Strike Ends, Struggles Continue for Ill. District
The end of one of the longest teachers' strikes in the country so far this fall won't quickly dissolve the frustration of parents and community leaders who fear the 24-day walkout put students in the struggling East St. Louis, Ill., district in further jeopardy.
"I think the district is going to be surprised by the number of kids that don't return," said Diane Sonneman, who runs after-school and tutoring programs in the city's public-housing projects. "People really are looking into any avenue to get their kids out of the system."
Union and district leaders reached an agreement Oct. 8 with the help of a $500,000 gift from the East St. Louis city government.
After the offer, the district agreed to a two-year contract including 3 percent annual pay increases and a one-time bonus of about 1.3 percent in the first year. The union also won the elimination of split-level classes, in which teachers handle two grades in the same room.
'As Casino Chips'
But even as the system's 12,000 students were called back to school the following day, it was clear that the monthlong battle also had taken its toll on the community's patience.
"We felt they were using our children as casino chips," said Kathy Westly, whose youngest child graduated from East St. Louis Senior High School last spring.
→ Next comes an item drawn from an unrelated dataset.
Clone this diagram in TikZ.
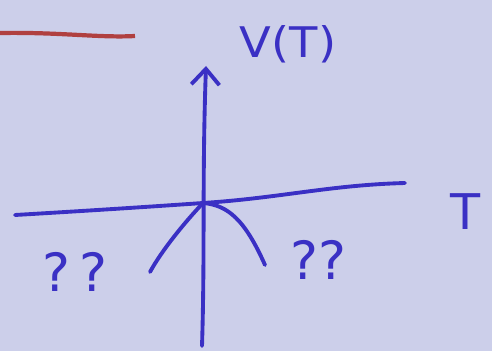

Ms. Westly earlier this month helped organize a march of parents and students through the city to the school board's offices. In another demonstration, parents brought dozens of students and folding chairs to hold mock classes outside the administration building each day for a week.
"We're not pointing fingers and assigning blame," said the Rev. Jerome Jackson, the president of a local church-based citizens' advocacy group. "There's plenty of blame to go around. The community has not sufficiently held the system accountable."
Parent groups vowed to make both the strike and needed school improvements big issues in next month's local school board election.
Many parents complained that the strike hurt seniors who were applying to college and forced the district to forfeit several football games, jeopardizing athletic scholarships. Others, Mr. Jackson said, worried about the potential effects of teenage idleness in a city long plagued with violent crime.
During the strike, many community centers were overtaxed serving scores of young people during the day, Ms. Sonneman said. Her own programs extended hours and received extra state aid to prolong a summer meals program into the fall.
"This is a community in which two-thirds of the population is on public assistance, so parents are really stretching," Ms. Sonneman said. "They're used to lunch being provided now. That's the kind of thing people don't think about."
For the East St. Louis community, the strike was another setback in a years-long story about a city and a school district struggling with devastating poverty and extreme racial isolation. ("Looking the Other Way," Feb. 15, 1995.)
According to state data, more than 99 percent of the district's students are African-American, and about one-third of the students who start high school fail to graduate within four years.
In 1994, the school system's financial plight prompted state education officials to appoint a three-member financial-oversight panel that now has the final say in district budgetary issues. Although the panel has brought greater financial stability to the district, student performance remains low. Further, some believe the panel has complicated contract talks.
"It's like a three-headed animal," said Everett Stuckey, the president of the 920-member East St. Louis Federation of Teachers, an affiliate of the American Federation of Teachers. "You don't sit across from the people you're really negotiating with."
Although the union had accepted a wage freeze in recent years, the advent of a budget surplus this year led the teachers to argue that the district could afford the increase, Mr. Stuckey said.
Some of the district's critics are now arguing that the state does not exert enough control. The state's appointment of the oversight panel left in place the locally elected school board, which still sets district policy.
The East St. Louis chapter of the National Association for the Advancement of Colored People recently announced it wanted further state intervention, an action that state officials said would require new legislation.
"[The financial-oversight panel] has a limited role," said the Rev. Johnny Scott, the group's president.
"They're not in there to run the district. They're in there to make sure the district does what it's supposed to in the budget."
In fact, a case now pending before the state supreme court could decide whether the oversight panel has the authority to disband the local school board for ignoring the panel's directives. The panel sought to do just that in 1995, but the board challenged the action in court.
The strike this year, which began Sept. 5, was the longest the district has seen since 1970, when a walkout wore on into November, Mr. Everett said. Teachers held a three-day strike last year.
To quell the current labor dispute, it took the East St. Louis City Council's $500,000 pledge before both sides could reach an agreement.
Because the school system encompasses three smaller communities in addition to East St. Louis, the city government stipulated that the district use the money for construction projects within the city. The additional funds, however, freed up enough money to allow the school board to commit to the teachers' salary increase.
The system's school buildings are in need of some $15 million in repairs, said Richard Mark, who chairs the district's oversight panel.
Although the agreement ended the current crisis, the strike may have caused lasting damage, said Mr. Mark.
"We'll never know the impact of this strike on those kids that were at risk," he said."You're talking about a system in which 66 percent of the kids fail the state reading test. I think they need all the help they can get."